Retype every line from the start of the data down to and including the line with "import plotly.graph_objects as go". Skip the pictures.
═══ DATA SHOWN
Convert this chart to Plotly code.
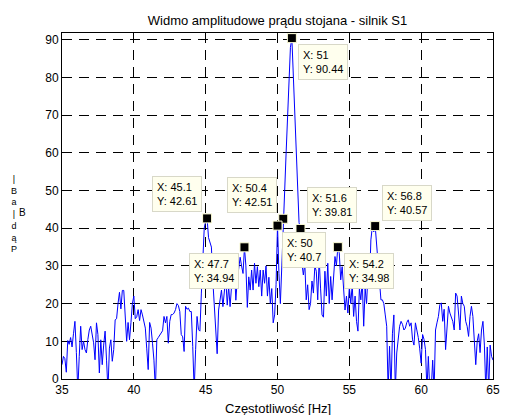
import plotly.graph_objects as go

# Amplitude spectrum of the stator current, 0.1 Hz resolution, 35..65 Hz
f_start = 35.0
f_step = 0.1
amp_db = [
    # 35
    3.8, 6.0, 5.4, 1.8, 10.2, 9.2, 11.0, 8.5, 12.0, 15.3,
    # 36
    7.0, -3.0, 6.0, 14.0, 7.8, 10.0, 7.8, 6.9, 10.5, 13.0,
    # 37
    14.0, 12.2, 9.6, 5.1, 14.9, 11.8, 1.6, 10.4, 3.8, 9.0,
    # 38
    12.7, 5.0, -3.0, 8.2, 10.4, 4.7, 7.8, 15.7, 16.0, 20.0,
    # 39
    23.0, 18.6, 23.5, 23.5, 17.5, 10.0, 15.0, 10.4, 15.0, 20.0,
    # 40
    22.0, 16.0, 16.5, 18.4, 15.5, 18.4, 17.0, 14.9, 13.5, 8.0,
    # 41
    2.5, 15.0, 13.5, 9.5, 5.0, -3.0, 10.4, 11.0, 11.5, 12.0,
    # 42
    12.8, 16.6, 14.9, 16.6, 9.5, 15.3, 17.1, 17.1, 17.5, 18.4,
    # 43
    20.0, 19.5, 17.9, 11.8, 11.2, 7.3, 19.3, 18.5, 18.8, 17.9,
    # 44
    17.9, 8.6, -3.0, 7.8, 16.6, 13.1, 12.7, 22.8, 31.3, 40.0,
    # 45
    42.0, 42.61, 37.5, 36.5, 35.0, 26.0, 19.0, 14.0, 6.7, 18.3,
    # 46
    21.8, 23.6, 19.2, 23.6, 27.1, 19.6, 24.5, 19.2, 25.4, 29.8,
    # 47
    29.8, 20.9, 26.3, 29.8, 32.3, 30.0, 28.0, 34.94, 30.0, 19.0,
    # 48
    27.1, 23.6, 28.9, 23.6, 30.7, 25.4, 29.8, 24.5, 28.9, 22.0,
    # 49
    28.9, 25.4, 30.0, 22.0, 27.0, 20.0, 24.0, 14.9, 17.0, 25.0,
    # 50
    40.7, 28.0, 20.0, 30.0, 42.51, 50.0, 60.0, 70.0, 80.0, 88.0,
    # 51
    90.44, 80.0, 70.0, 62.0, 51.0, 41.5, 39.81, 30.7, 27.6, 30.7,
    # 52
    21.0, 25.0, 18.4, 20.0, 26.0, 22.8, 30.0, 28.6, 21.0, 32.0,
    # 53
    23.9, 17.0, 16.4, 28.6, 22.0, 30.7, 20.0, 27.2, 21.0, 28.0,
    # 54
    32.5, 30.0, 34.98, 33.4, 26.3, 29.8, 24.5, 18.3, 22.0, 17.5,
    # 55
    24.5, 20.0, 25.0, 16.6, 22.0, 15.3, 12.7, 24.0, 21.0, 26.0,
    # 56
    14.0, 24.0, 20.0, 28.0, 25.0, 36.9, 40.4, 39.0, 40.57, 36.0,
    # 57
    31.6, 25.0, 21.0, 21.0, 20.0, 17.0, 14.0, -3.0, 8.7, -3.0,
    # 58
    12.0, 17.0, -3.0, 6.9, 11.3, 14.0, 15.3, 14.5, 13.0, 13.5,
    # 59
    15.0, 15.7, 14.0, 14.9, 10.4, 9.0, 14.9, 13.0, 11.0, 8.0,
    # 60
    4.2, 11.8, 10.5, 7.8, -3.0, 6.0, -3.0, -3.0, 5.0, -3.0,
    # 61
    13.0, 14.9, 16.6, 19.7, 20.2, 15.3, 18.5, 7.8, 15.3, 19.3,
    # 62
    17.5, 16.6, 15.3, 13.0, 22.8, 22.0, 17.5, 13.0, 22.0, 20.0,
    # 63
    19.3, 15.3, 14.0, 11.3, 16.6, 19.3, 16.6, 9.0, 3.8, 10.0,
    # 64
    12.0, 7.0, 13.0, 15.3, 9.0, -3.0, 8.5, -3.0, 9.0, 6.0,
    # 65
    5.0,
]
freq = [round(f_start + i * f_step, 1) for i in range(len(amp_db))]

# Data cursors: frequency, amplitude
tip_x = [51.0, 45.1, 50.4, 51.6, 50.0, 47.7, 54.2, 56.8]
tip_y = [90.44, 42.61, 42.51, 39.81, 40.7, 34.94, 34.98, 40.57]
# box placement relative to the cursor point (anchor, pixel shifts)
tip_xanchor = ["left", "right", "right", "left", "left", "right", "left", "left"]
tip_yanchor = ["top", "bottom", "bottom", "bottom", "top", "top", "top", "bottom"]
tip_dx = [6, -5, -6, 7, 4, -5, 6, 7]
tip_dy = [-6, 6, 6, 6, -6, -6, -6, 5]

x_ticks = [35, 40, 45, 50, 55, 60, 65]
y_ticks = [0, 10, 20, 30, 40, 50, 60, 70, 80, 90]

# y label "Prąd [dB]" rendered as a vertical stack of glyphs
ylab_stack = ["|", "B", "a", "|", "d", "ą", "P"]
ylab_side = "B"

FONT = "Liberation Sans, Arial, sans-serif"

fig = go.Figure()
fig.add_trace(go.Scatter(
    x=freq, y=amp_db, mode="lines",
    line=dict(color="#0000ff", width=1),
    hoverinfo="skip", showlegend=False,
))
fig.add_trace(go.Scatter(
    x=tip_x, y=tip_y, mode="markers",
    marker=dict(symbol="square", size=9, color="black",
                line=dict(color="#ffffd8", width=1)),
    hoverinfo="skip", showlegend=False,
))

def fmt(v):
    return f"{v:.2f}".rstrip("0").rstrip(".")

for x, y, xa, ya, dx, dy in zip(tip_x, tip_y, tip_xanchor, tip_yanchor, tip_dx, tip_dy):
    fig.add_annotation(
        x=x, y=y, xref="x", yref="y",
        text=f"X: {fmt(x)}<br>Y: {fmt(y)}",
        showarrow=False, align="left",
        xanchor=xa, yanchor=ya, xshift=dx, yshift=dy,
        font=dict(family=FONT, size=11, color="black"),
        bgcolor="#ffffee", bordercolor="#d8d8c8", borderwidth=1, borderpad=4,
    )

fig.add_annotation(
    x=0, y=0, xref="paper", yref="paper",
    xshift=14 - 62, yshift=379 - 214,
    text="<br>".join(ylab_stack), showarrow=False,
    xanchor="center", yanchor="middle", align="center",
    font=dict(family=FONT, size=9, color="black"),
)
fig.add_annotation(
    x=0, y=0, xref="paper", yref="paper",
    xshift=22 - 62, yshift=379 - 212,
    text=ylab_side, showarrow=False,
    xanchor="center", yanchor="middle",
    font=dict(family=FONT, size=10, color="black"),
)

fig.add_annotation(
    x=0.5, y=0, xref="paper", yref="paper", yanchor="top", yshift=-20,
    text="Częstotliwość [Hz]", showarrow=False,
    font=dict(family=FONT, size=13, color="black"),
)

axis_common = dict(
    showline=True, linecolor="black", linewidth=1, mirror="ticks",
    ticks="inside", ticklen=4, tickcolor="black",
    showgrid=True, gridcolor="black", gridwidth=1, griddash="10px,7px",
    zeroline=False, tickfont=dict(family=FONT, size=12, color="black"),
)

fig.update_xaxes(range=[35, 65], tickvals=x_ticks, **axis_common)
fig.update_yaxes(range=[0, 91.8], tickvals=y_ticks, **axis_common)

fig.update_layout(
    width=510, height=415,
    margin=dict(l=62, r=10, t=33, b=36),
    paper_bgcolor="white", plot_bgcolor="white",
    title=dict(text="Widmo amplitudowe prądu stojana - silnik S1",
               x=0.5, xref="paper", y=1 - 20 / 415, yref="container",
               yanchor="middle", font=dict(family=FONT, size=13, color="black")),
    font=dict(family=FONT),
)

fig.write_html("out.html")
══════
THE RESULT:
Convert this chart to Plotly code.
import plotly.graph_objects as go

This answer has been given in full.